La salle est en fait un gymnase reconverti en mini-stade grâce à des tribunes démontables. Du coup, on est vraiment très près du terrain, quel que soit le secteur choisi. Néanmoins, il vaut mieux prendre une place un peu en hauteur et bien centrée pour mieux apprécier le spectacle.

Disponibilité des billets (2/5) :

Attention, le Sibirirak possède un noyau de supporters fidèles et les billets se vendent comme des petits pains. La vente s’effectue uniquement sur place dans les deux heures précédant le coup d’envoi, donc il vaut mieux arriver en avance pour avoir du choix.

Tarifs (5/5) :

Le ticket coûte entre 150 et 250 roubles (entre 1,75 et 3€), une misère.

Ambiance (3/5) :

L’atmosphère est vraiment sympa, avec un parcage d’ultras qui donne de la voix et un public enthousiaste. La mi-temps et les temps morts sont occupés par des numéros de pom-pom, dans la grande tradition du hockey. Dommage que les supporters du Dinamo n’aient pas fait le déplacement, mais on les imagine mal faire deux fois 3000km pour 50 minutes de futsal.

La souplesse et la technique : des qualités primordiales au futsal (© Adrien Morvan / Footballski)
La souplesse et la technique : des qualités primordiales au futsal (© Adrien Morvan / Footballski)

Risques (5/5) :

Le seul danger qui vous guette, c’est de prendre un ballon perdu si vous êtes assis pas trop loin des buts. Les gardiens jouent sans gants (mais avec beaucoup de pansements), donc la douleur doit être supportable.

Accessibilité et transports (3/5) :

Pour trouver la salle, il faut d’abord chercher l’université d’architecture (SIBSTRIN), qui se situe à quelques encablures de la station de métro Oktiabrskaïa (ligne rouge).

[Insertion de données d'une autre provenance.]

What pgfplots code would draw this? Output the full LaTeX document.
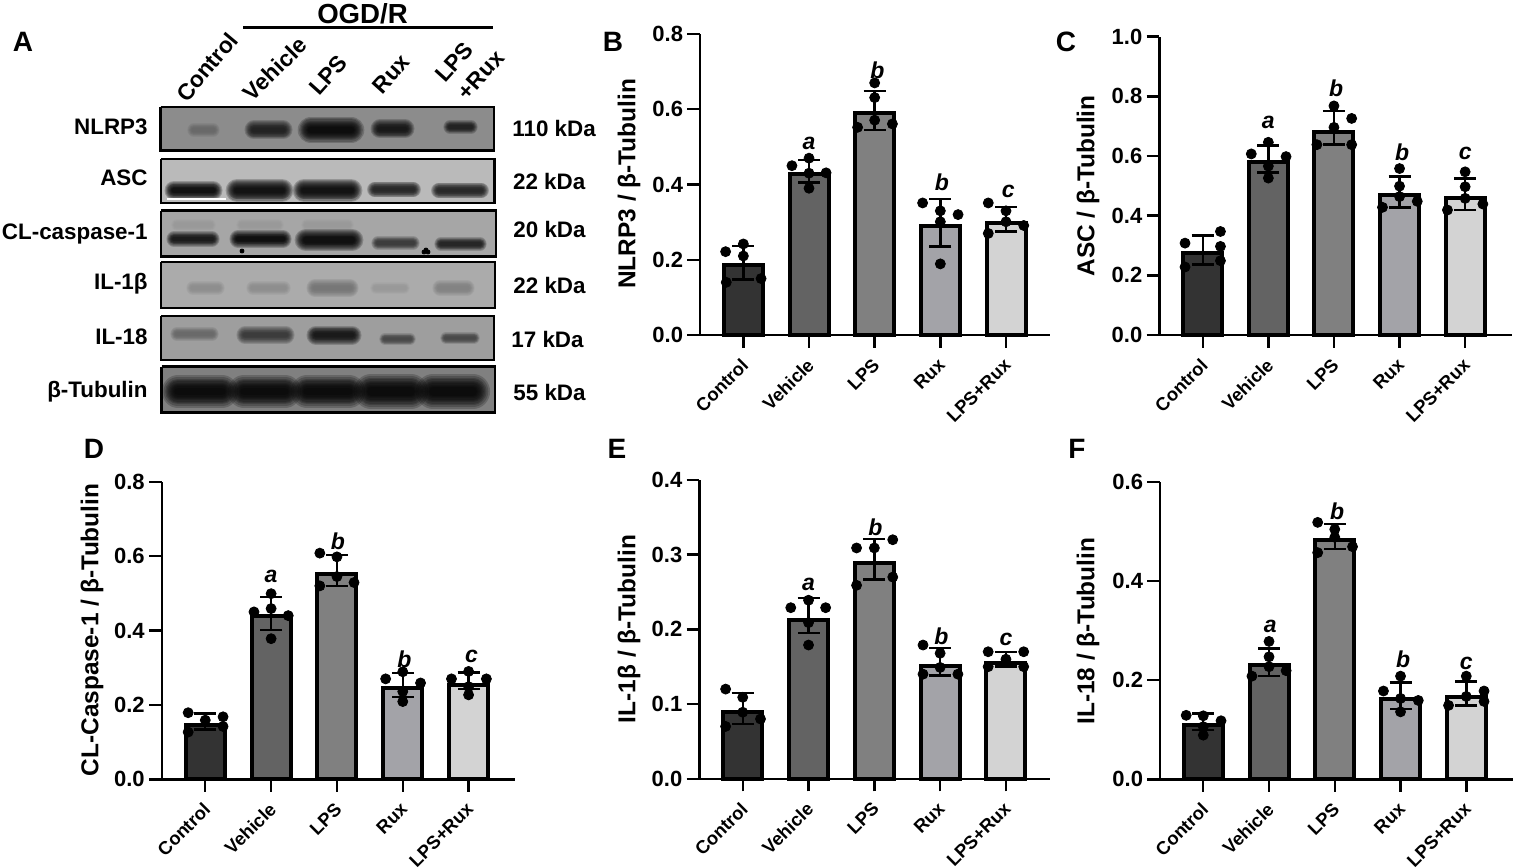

Le plus simple reste de prendre le minibus 45 depuis la gare et de descendre à l’arrêt Oktiabrski Ounivermag, à deux minutes à pied du campus.

Boissons (2/5) :

Impossible de trouver la buvette à la mi-temps, j’en suis donc réduit à faire des suppositions à partir des emplettes de mes voisins : pas d’alcool, comme toujours dans les stades en Russie, mais beaucoup de sodas fluo et de chips à l’oignon. Petite décéption : le stand brochettes du Sibir Novossibirsk n’avait pas fait le déplacement.

Quartier environnant (2/5) :

Rien de spécial à signaler, l’université d’architecture est un bâtiment plutôt typique des établissements d’enseignement supérieur en Russie, et le quartier autour n’a rien de remarquable. La place centrale est à une station de métro, donc on pourra s’y rendre rapidement après le match.